The Outdoors at the Shaw programming is what happiness is made of. Created by the cast who performs it, this superb Shavian variety hour tours audiences around the beautiful Festival Theatre grounds, treating us to pleasures ranging from a cooking demonstration to a magic show to snippets of script and song. The show earnestly embraces and celebrates the time and person of GBS, passing along some of the unselfconscious nerdiness for their founder and mandate that makes the Shaw so cute.

 

But the piece, while unrelentingly uplifting, refuses to pretend that Shaw’s time was utopic. The company incorporates a war widow’s love ballad and a rousing speech from suffragette Emmeline Pankhurst as well as a playful wink at snake oil salesmen and religious zealotry.

 

The cast is mainly from Shaw’s musical company and they’re very well served by this opportunity to drive their own content and showcase the incredible range of their skills, not just the triple threat but hosting, cooking, clown, and a moving dance-like art charmingly termed “suffrajitsu”, performed brilliantly by Jenny L Wright and Allison McCaughey.
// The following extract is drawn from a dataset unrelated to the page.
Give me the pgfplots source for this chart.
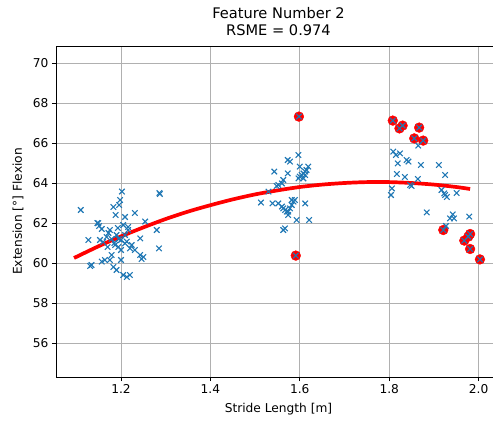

Kelly Wong delivers a beautiful self-written monologue about learning to let go while performing an impressive feat of inspirational illusion. Élodie Gillett and Kevin McLachlan play a scene from The Philanderer and make a very strong argument for the musical company’s inclusion in the Shaw’s pool of players for their titular author’s work.

 

Marla McLean’s restrained direction uses the space of the, ahem, Shaw Grounds very effectively and every transition is smooth as silk between both location and performance. The sincerity and artistry of this ensemble-created piece is top-notch, yet more proof that Outdoors at the Shaw is every bit as important a part of this excellent season as the theatre-bound performances.